In the bit-band alias region, each bit is represented by 32-bit; storing a 64-bit state requires 64 × 4 = 256 bytes in the ‘Pa’ bit-band alias region with b0 stored at  0X22F80000 through  0X22F80003 and b63 occupying  0X22F801EC to  0X22F801EF memory locations. Similarly, in the ‘Qa’ bit-band alias area,  0X22F80100 to  0X22F80103 memory locations store the permuted value b0. Again, the b63 permuted bit occupies four locations starting from  0X22F801FC bit-band alias memory location. In this mapping process, the Q bit-band region from  0X2007C008 to  0X2007C00F, corresponding to the Qa bit-band alias area, gets automatically filled with the permuted output state.

In addition to the mapping formula, a scatter file is exclusively used to direct the linker to set aside the particular SRAM regions for the permutation function to avoid memory conflicts during program execution.

Step 5 Return the 64-bit permuted output state from the Q bit-band area for further processing by the following rounds.

Similarly, the decryption phase (Fig. 4) involves the following mapping formula between the inverse permutation layer's input and output state bits.

$$Q_{a} + \, \left( {i \, \times \, 4} \right) \, \leftarrow \, P_{a} + \, P_{t} \left( i \right) \, \times \, 4$$
Fig. 4
figure 4

Bit-band method of performing inverse permutation for the PRESENT block cipher

The proposed method for performing the bit-banding-based permutation has been illustrated for the PRESENT block primitive. GIFT block cipher (Figs. 5, 6) follows the bit-banding approach similar to that used for the PRESENT block cipher.

Fig. 5
figure 5

Bit-band method of performing permutation for the GIFT block cipher

Fig. 6
figure 6

Bit-band method of performing inverse permutation for the GIFT block cipher

Implementation

Methodology

The PRESENT and GIFT lightweight block primitives have been choosen to evaluate the proposed permutation because both the ciphers offer a good balance between efficiency, security and hardware simplicity.
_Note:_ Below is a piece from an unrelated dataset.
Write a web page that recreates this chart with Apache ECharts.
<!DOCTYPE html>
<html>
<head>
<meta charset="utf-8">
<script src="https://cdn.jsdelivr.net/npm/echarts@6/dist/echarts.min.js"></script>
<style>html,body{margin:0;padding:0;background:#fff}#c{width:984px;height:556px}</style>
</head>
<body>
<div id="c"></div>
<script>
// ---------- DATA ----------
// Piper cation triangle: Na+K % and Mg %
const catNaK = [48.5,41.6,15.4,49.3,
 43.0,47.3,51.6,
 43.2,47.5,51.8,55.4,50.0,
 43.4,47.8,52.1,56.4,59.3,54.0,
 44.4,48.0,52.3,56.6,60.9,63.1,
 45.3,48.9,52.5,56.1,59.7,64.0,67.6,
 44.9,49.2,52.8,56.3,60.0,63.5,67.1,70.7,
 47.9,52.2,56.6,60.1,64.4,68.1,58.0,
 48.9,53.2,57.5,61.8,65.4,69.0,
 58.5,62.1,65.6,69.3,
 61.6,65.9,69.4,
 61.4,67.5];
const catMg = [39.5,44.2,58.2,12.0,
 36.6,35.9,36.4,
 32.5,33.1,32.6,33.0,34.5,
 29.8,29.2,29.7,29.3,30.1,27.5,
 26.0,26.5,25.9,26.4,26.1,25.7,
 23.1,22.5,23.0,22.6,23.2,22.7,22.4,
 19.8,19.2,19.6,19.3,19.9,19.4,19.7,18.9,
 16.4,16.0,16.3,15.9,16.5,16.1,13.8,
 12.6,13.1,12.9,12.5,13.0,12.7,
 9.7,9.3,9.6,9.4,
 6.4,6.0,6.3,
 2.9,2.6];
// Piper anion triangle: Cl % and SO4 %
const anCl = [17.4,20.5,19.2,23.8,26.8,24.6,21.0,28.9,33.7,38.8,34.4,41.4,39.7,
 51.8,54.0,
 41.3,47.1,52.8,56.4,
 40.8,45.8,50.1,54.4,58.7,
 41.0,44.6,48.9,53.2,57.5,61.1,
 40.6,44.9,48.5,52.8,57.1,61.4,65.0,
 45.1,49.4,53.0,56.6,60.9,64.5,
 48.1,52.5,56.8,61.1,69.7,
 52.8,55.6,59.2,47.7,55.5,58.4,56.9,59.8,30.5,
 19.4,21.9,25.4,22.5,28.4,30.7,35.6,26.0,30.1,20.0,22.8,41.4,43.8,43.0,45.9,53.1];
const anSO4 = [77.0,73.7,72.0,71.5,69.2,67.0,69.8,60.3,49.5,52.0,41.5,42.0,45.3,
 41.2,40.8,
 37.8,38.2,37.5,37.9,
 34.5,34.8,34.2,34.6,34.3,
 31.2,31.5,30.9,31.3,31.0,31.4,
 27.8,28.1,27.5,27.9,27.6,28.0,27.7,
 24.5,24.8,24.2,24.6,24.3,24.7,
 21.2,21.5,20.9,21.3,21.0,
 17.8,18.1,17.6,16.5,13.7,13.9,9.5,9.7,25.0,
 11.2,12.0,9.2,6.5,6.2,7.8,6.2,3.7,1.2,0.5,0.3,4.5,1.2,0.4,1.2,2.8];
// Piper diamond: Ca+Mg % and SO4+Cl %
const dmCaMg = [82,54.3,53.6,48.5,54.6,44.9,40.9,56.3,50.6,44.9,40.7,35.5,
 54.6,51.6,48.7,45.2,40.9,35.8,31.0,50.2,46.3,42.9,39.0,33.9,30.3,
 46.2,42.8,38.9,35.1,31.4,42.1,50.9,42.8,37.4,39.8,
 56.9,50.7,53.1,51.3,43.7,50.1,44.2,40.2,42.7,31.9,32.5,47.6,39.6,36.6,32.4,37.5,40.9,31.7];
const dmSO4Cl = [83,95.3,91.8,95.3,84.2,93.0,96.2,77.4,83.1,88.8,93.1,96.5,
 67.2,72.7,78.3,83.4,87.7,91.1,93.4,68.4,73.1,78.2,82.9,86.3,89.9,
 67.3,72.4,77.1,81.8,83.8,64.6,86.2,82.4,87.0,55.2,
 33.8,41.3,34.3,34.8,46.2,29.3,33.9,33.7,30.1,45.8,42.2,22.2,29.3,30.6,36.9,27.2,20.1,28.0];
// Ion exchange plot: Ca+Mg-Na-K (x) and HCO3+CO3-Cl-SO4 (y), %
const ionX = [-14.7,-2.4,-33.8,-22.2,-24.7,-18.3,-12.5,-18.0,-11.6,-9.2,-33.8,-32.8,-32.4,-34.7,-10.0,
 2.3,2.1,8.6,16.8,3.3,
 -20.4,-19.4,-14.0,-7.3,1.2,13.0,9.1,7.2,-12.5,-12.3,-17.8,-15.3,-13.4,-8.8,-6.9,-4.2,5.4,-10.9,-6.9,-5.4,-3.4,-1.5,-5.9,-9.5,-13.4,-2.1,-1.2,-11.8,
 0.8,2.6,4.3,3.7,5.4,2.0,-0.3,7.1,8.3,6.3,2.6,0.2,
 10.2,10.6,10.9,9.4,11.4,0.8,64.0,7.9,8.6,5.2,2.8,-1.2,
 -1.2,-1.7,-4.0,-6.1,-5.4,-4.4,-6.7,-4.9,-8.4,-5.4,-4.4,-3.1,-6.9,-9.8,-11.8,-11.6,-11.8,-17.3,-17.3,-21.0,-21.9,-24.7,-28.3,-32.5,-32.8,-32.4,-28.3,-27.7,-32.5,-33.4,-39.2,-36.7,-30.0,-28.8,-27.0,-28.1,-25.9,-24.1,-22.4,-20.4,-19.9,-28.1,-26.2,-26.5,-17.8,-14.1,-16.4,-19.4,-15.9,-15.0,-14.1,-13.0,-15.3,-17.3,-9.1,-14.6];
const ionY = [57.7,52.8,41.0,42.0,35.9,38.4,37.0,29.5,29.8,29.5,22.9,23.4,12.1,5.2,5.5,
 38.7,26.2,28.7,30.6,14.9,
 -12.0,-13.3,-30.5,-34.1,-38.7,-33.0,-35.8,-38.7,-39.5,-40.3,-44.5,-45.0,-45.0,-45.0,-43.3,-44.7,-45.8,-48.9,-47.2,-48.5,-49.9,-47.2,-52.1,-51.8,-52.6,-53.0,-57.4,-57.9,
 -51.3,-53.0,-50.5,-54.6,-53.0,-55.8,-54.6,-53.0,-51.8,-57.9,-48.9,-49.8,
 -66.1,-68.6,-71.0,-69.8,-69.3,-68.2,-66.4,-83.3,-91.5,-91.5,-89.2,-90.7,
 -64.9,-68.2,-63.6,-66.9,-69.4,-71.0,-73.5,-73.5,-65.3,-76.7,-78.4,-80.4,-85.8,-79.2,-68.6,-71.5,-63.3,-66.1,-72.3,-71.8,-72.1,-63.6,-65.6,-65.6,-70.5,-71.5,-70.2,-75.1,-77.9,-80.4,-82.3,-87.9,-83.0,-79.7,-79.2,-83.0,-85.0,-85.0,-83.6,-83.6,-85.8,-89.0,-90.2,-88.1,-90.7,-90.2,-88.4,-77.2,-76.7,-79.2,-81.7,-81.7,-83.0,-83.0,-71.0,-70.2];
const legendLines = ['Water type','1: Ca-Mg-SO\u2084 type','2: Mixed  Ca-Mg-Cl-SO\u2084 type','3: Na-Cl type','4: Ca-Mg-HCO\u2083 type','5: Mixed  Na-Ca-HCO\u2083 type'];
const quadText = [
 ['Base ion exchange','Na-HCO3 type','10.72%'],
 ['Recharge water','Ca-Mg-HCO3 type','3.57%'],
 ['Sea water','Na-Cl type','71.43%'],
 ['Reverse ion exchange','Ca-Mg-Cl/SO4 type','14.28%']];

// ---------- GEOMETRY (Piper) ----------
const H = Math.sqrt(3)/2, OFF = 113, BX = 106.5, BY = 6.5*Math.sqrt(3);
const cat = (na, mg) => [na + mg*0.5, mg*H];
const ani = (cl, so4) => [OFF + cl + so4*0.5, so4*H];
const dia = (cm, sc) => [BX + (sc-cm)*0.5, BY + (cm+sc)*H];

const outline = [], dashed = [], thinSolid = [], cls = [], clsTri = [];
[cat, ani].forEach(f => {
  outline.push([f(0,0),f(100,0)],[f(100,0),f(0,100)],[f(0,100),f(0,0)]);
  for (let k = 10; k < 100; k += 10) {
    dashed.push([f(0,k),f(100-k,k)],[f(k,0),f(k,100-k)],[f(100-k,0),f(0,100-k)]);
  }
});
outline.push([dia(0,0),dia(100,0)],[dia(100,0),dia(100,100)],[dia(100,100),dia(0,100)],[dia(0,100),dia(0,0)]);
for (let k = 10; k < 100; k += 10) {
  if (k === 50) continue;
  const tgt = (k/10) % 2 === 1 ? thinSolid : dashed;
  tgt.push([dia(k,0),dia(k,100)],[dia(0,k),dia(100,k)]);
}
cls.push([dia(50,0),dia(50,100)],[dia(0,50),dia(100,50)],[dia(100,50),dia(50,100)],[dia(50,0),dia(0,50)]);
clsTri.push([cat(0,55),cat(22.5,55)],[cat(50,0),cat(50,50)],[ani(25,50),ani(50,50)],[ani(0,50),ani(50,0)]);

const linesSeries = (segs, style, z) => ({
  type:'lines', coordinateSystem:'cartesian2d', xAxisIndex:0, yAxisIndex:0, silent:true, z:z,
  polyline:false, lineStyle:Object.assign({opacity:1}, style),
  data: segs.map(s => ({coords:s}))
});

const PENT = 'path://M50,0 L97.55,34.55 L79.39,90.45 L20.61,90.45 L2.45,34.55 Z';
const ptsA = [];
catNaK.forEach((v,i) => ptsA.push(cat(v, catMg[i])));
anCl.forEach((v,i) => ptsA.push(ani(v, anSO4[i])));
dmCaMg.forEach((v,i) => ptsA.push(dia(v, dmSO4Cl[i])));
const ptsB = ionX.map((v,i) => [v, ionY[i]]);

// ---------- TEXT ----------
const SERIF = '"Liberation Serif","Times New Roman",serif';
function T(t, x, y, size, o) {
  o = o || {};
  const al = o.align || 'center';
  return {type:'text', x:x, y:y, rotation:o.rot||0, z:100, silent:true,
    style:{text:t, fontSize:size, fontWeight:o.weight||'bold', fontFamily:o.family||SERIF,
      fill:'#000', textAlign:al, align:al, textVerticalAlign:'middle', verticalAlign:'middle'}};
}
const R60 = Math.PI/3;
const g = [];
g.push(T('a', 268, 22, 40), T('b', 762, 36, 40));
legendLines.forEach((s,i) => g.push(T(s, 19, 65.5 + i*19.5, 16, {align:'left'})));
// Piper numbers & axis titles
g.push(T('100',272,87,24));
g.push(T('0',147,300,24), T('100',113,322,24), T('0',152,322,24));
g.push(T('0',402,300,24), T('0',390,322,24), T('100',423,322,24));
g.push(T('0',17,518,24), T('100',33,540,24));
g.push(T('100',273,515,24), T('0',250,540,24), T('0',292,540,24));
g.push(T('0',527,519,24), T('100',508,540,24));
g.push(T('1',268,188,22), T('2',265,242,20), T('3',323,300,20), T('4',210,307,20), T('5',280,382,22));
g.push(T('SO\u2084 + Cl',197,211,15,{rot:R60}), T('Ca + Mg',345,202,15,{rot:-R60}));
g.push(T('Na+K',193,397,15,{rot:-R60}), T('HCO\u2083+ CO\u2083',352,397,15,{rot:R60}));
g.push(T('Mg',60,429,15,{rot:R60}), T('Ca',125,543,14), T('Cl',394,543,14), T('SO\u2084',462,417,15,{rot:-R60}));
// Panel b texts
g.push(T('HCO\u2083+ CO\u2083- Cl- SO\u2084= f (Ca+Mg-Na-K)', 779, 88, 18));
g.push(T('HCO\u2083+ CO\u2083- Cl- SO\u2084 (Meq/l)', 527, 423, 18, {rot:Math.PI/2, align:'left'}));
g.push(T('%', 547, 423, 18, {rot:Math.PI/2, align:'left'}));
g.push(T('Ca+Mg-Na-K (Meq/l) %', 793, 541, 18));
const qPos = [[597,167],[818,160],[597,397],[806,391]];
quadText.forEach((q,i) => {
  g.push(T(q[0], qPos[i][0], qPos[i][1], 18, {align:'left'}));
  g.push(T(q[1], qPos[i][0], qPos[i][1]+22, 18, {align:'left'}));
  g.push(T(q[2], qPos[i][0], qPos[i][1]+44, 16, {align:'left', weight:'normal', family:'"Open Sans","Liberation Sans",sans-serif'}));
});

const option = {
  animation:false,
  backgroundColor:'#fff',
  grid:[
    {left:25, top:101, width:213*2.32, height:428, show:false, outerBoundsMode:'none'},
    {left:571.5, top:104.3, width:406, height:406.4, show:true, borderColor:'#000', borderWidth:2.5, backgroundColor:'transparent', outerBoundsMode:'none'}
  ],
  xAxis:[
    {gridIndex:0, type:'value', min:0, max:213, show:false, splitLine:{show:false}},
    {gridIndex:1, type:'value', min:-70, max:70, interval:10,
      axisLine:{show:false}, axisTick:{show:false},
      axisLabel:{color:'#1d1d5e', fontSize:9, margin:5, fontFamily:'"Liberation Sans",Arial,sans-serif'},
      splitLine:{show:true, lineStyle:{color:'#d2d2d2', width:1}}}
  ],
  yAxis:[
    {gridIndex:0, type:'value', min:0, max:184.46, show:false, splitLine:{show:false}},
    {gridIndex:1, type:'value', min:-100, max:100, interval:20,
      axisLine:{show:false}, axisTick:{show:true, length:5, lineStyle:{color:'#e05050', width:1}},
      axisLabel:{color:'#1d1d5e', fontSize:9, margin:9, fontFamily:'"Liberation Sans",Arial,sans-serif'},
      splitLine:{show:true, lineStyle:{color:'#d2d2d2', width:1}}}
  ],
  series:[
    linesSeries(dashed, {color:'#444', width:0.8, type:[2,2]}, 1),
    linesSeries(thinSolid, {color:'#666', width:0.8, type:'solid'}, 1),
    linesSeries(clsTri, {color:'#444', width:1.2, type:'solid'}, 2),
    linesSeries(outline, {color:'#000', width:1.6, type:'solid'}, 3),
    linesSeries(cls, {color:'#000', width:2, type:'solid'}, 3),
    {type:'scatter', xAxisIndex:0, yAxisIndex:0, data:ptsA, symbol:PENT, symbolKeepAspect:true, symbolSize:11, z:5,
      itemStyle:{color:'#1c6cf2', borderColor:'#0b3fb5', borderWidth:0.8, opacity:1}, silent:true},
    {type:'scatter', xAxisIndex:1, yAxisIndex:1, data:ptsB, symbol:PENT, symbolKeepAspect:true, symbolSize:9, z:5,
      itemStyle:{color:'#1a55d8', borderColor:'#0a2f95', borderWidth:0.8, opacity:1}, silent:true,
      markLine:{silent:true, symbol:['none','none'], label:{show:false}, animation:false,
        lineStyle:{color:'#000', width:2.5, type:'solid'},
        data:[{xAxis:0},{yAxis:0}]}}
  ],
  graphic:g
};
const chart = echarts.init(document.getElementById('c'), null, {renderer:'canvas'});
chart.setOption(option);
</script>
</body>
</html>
These are used to secure RFID tags, wireless sensor networks and any low-end embedded smart IoT applications for which resource intensive ciphers like AES are not usually preferable (Bogdanov et al. 2007). Further GIFT cipher inspired by PRESENT cipher has been implemented in part or full in many of the NIST lightweight AEAD candidates such as GIFT-CoFB (Banik et al. 2019a), SUNDAE-GIFT (Banik et al. 2019b), HYENA (Avik Chakraborti 2019a), ESTATE (Avik Chakraborti et al. 2020), LOCUS and LOTUS (Avik Chakraborti et al. 2019b).
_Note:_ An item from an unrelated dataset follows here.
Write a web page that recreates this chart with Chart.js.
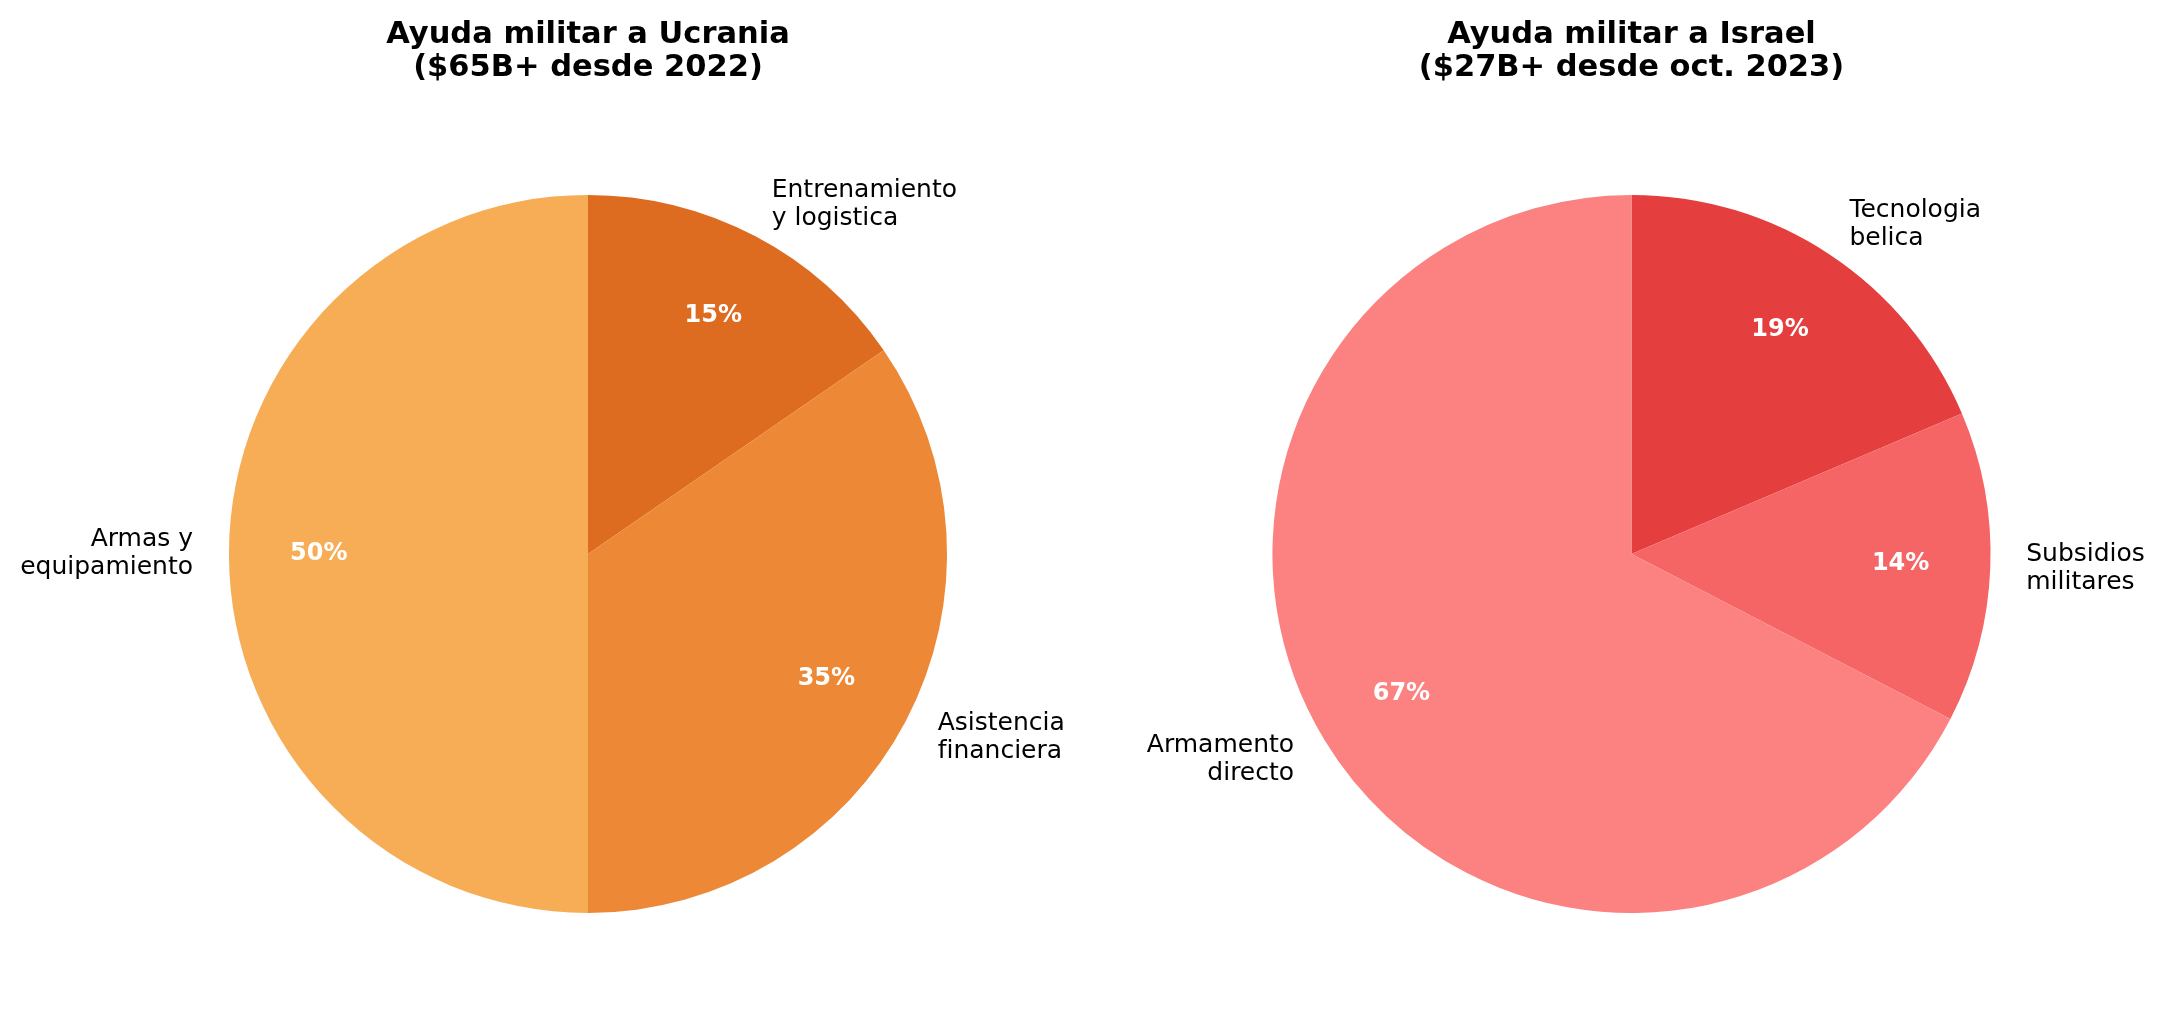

The PRESENT and GIFT block ciphers have been implemented on a 32-bit ARM Cortex-M3-based LPC1768 development board. It has 64kB and 512kB of RAM and ROM, respectively and operates with a core clock frequency of 100 MHz. The availability of onboard 20-pin JTAG, 10-pin and 20-pin Cortex connectors permits real-time debugging and tracing of the programs. KEIL MDK has been used on the host side as an integrated development environment to observe, analyse, verify and optimise the algorithms. The algorithms' flashing, debugging and tracing have been carried out using advanced debug adapters from ARM, namely ULINKpro and ULINKplus. The RAM and ROM memory usage of the primitives can be calculated using either debug adapters. Power measurement has been explicitly performed using ULINKplus debug adapter. Also, the streaming trace capability with ULINKpro permits complete module and function-level instruction tracing for longer, thus providing detailed execution timing information. Moreover, the energy consumption of the ciphers has been calculated as Energy (in µJ) = Power (in mW) * Time (in ms). Moreover, several compiler optimisation techniques have been used to increase the code and speed efficiency of the direct and proposed implementation methods. In addition, a highly optimised set of libraries known as micro-lib has been used that helps reduce the overall flash footprint of the block cipher primitives to a marginal extent.

Results and discussions

The simple mapping between the bit-band and bit-band alias regions with the preclusion of multiple masks, shift, and XOR operations make the bit-band permutation method the most time-efficient.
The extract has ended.